Task description: Copy each line holding the string "this".

Data provided:

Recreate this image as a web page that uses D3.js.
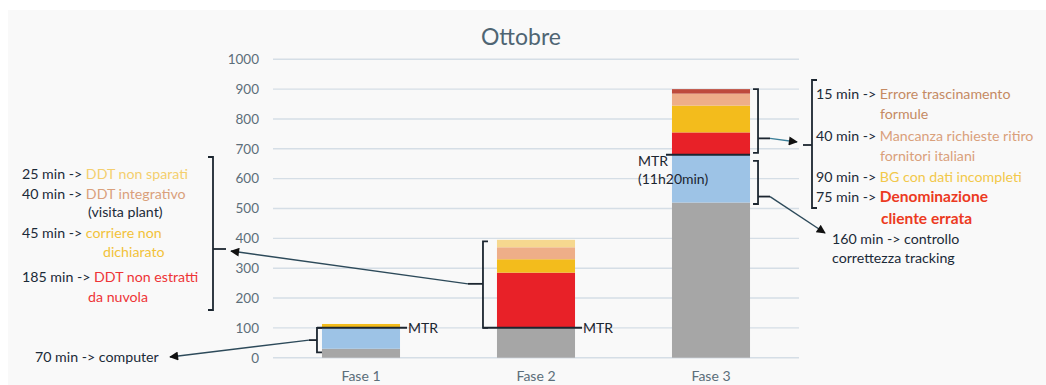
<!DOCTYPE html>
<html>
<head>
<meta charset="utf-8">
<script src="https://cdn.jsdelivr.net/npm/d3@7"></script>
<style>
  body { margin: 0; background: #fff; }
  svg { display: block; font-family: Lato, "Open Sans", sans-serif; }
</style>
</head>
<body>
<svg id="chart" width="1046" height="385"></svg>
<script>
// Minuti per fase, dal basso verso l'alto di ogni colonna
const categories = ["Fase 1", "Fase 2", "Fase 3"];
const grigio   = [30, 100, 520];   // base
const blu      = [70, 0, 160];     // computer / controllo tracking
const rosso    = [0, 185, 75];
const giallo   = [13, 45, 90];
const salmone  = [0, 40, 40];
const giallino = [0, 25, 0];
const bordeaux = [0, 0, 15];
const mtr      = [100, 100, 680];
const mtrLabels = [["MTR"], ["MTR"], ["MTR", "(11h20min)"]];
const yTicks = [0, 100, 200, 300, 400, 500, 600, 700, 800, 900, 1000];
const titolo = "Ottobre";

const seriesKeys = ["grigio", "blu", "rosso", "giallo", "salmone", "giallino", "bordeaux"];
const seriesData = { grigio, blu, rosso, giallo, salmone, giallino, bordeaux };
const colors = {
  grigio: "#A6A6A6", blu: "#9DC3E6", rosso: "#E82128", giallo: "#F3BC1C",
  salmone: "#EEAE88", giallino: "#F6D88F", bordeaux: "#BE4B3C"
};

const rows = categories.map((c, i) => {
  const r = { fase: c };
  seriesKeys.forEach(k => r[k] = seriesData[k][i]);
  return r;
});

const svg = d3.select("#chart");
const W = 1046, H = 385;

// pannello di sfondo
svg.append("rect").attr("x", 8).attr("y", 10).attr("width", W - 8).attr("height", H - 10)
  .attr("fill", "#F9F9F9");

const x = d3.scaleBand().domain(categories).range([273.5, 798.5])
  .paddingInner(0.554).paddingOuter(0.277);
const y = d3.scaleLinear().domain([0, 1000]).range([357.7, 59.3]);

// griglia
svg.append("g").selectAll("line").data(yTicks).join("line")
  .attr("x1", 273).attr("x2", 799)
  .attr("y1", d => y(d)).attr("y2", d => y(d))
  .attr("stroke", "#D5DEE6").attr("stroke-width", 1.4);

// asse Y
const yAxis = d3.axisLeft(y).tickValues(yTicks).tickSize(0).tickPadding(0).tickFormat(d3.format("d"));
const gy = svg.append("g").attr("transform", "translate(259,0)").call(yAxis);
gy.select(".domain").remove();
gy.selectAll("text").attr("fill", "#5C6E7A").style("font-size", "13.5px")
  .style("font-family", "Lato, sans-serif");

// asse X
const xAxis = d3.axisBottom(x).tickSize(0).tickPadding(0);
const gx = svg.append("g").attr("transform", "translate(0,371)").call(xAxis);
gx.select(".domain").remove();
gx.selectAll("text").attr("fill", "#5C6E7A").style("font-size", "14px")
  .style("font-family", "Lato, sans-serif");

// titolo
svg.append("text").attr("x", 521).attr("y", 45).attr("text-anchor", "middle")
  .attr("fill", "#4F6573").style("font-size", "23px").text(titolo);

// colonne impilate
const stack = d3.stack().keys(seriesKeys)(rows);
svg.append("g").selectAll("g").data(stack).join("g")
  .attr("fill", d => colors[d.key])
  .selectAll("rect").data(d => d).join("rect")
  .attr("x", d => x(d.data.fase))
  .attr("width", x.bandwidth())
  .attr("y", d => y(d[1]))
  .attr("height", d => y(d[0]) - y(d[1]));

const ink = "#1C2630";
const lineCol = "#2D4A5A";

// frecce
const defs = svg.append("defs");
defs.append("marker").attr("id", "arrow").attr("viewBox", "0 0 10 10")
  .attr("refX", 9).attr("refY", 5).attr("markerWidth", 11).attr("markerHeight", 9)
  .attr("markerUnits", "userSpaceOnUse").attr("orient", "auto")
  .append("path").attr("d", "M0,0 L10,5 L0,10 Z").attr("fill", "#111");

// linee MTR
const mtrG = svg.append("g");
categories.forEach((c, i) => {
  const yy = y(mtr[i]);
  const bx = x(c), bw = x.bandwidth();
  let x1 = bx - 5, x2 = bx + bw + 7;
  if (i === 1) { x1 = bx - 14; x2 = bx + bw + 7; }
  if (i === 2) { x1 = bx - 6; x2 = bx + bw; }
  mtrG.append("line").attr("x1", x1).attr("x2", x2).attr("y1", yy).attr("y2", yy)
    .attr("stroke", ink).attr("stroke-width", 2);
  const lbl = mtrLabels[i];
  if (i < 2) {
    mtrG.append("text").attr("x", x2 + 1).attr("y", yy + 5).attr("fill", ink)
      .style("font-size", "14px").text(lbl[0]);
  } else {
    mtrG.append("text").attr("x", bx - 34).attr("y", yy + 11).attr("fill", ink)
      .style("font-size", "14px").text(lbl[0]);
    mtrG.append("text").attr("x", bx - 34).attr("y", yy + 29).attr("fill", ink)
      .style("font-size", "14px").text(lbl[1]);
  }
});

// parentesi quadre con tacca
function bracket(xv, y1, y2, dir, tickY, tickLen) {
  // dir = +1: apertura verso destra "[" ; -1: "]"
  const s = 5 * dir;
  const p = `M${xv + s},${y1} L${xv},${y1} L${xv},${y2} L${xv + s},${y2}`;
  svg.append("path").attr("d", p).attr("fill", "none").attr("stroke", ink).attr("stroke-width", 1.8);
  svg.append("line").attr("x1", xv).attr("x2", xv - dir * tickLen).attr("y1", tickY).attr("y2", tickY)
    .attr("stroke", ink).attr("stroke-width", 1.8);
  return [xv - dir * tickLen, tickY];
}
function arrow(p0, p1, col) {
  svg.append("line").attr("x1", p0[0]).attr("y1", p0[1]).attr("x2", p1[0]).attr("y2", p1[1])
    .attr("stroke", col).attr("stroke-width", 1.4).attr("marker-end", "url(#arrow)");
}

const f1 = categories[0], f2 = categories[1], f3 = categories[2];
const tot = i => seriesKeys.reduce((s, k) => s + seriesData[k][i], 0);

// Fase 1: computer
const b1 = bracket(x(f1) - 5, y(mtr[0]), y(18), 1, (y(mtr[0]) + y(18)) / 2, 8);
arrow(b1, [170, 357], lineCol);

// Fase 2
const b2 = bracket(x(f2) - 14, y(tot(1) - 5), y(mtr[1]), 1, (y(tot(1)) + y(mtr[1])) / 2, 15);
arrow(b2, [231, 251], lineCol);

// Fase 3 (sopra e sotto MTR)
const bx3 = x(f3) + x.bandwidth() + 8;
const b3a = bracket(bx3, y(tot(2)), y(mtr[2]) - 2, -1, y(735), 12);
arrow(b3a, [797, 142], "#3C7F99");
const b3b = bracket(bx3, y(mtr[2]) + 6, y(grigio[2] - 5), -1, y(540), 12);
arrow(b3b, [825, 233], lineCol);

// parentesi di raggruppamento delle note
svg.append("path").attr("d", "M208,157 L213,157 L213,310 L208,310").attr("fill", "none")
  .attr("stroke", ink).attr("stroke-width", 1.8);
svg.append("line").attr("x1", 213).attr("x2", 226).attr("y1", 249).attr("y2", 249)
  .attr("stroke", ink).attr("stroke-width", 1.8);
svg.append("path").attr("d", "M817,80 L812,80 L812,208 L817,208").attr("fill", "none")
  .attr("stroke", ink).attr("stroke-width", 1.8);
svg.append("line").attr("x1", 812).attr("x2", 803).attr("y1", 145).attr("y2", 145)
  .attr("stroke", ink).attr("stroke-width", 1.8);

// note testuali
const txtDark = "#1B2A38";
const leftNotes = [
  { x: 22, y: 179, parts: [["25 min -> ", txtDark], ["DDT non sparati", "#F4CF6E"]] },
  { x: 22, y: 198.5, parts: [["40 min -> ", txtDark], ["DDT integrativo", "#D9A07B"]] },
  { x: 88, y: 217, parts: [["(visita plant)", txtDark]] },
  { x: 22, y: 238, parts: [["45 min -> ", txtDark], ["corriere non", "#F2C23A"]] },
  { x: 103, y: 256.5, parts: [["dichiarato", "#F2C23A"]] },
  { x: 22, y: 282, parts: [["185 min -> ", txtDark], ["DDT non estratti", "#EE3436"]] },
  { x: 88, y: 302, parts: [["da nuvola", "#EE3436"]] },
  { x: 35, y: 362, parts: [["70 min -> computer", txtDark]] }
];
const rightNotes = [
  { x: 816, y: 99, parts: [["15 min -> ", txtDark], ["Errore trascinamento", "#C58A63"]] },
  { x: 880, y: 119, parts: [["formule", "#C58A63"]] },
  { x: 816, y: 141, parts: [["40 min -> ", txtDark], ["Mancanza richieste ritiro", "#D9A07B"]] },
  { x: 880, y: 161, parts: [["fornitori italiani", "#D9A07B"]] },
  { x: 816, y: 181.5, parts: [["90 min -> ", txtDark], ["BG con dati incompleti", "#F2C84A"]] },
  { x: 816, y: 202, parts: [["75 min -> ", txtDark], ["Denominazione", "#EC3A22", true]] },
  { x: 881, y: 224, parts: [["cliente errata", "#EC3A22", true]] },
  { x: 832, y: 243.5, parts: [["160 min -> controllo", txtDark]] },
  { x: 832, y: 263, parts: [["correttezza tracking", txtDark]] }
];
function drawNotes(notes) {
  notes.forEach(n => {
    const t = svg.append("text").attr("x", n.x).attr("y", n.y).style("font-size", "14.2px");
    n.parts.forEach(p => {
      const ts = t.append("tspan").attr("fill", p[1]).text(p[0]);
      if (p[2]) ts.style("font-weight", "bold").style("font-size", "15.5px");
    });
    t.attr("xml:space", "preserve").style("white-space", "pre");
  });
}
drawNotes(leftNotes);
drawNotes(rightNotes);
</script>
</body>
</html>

---

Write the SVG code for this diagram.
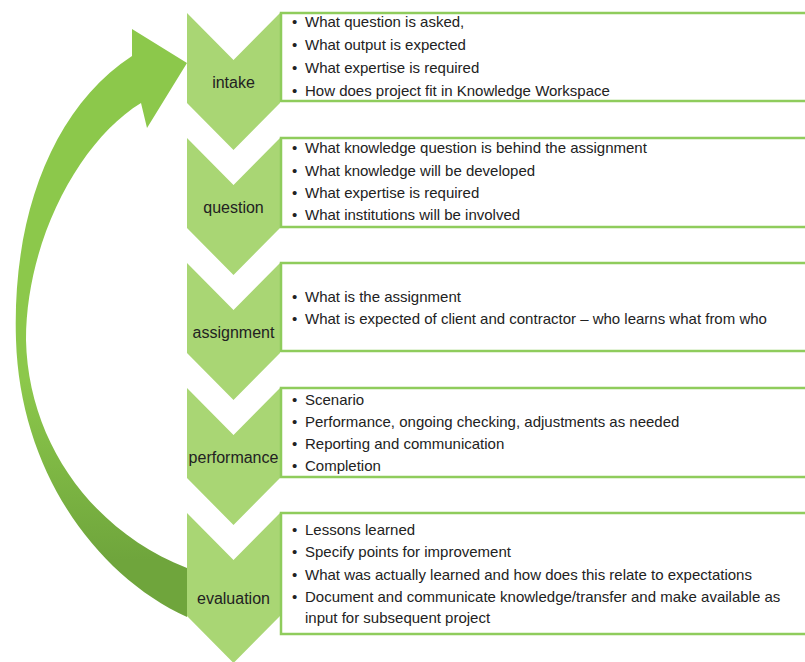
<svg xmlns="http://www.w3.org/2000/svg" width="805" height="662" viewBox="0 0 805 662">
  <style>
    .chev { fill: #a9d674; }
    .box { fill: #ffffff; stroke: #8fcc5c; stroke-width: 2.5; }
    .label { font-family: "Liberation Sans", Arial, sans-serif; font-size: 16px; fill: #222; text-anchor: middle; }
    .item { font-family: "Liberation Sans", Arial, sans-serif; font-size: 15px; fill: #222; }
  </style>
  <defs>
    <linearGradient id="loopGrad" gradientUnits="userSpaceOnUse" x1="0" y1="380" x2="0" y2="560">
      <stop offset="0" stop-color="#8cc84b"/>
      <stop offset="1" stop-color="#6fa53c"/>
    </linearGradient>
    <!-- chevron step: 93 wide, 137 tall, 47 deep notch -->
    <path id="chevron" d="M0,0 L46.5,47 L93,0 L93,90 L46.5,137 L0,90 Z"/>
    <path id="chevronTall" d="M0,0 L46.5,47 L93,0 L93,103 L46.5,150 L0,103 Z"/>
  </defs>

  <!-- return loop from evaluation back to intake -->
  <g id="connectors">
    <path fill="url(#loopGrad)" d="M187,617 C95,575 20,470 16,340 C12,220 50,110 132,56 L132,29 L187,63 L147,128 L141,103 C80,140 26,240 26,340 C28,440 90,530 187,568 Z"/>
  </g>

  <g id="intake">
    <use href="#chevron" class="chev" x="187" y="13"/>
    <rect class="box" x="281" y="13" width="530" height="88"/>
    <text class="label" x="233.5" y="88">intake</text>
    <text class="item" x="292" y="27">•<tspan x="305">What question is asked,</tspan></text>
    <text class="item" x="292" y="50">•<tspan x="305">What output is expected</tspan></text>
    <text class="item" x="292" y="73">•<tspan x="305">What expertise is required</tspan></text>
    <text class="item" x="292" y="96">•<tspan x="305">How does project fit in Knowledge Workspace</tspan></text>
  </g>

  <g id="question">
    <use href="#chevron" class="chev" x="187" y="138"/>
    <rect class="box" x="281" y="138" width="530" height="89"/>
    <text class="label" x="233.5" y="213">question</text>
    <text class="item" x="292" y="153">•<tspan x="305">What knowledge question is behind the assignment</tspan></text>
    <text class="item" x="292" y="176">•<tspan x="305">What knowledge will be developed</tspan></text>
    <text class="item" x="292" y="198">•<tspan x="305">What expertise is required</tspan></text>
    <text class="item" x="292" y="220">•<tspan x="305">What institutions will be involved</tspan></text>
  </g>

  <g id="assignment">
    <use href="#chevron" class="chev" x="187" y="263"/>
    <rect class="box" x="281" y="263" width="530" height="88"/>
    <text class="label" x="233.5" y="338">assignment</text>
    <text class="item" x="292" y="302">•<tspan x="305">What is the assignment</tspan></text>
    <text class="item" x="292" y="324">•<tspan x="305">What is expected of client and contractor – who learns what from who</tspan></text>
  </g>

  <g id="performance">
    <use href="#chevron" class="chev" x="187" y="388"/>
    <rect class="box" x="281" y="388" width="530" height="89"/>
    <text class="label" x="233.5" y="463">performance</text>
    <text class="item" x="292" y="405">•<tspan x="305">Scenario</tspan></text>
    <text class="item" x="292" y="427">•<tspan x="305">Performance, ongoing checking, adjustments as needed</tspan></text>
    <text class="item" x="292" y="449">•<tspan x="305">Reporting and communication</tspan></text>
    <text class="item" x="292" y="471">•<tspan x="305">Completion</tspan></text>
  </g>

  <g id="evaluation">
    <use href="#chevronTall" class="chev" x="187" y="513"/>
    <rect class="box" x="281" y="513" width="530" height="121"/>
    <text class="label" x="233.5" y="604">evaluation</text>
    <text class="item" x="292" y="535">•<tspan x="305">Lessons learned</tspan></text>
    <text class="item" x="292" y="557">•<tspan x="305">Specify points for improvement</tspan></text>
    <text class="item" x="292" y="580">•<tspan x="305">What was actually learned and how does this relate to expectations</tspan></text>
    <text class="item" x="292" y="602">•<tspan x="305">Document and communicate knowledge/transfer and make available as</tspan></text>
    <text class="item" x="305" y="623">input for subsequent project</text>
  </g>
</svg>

==

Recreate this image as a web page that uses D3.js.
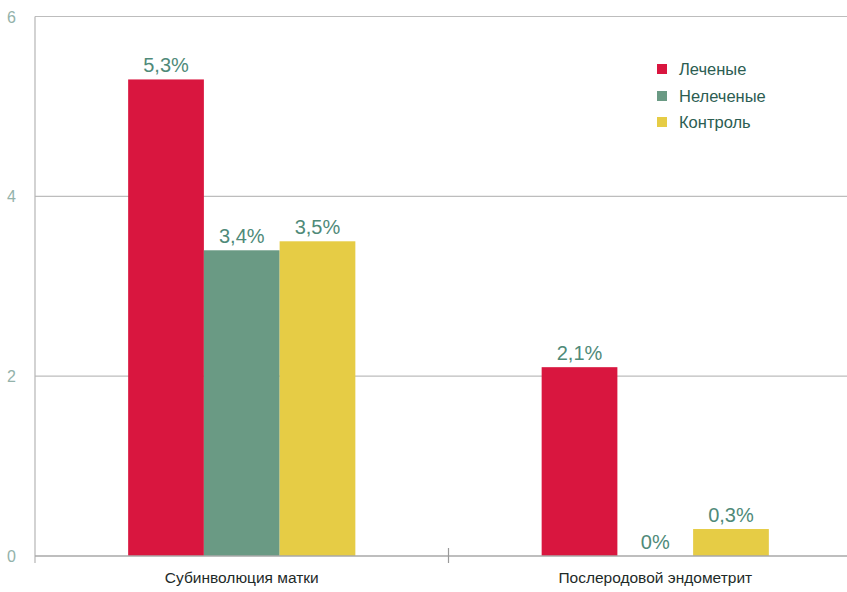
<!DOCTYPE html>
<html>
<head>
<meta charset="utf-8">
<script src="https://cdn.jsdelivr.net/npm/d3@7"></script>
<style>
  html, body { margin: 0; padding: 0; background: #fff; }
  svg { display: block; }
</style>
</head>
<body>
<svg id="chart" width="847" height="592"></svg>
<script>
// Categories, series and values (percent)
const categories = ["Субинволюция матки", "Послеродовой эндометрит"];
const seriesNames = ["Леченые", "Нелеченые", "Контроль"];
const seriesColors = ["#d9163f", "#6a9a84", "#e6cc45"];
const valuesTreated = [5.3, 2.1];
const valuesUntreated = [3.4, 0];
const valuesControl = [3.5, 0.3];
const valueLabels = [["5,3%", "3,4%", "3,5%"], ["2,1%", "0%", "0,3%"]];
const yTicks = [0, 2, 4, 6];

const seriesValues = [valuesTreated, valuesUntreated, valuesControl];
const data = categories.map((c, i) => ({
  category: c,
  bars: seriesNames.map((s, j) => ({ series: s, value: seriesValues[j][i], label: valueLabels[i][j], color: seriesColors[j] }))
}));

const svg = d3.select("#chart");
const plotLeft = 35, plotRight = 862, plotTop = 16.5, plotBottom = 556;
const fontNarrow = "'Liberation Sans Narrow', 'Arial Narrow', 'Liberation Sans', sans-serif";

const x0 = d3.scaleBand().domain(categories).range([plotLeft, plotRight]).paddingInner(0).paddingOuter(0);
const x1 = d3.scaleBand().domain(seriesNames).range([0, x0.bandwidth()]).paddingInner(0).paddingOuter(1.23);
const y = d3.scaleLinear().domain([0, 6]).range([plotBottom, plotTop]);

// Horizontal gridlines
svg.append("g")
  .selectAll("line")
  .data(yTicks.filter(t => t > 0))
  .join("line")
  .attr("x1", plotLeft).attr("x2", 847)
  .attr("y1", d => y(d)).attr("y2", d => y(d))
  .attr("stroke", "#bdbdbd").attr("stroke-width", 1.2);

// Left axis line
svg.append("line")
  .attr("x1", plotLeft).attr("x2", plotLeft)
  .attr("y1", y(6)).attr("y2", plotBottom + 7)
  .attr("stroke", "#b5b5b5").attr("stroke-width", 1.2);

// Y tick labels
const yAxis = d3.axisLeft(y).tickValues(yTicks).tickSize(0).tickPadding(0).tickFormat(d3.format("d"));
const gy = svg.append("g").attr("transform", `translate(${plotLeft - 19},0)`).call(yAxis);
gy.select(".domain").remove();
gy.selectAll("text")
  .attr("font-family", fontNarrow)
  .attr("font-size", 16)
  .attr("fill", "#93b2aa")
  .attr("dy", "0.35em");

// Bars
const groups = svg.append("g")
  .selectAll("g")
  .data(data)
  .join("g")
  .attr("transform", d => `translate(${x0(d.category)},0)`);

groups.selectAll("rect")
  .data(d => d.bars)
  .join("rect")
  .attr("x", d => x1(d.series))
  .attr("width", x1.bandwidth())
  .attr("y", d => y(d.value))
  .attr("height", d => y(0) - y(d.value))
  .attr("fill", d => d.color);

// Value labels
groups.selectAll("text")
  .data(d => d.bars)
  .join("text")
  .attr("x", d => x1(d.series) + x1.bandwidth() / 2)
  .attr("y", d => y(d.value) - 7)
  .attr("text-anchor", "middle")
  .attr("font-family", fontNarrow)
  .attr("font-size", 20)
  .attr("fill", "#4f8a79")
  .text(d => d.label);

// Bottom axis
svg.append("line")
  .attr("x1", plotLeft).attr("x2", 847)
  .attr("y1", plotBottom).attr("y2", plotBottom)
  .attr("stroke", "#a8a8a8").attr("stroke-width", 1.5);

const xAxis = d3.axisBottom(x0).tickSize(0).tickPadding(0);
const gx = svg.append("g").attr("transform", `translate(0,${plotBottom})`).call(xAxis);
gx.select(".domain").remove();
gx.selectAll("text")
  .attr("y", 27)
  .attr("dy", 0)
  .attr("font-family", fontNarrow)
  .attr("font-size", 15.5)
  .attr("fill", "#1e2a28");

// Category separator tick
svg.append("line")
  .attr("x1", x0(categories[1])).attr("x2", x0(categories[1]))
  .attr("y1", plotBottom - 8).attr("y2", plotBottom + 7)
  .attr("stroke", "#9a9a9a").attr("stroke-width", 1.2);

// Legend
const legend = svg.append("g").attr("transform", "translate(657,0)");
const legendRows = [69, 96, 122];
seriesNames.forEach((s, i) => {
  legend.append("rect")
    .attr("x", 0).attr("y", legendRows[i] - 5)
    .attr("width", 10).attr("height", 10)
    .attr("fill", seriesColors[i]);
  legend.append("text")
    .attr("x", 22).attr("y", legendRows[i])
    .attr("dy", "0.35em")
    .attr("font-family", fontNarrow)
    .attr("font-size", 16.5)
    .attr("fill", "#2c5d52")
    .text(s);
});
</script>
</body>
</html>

Solution to the exercise:
Recreate this image as a web page that uses D3.js.
Write the SVG code for this diagram.
    <text class="item" x="292" y="580">•<tspan x="305">What was actually learned and how does this relate to expectations</tspan></text>
Recreate this image as a web page that uses D3.js.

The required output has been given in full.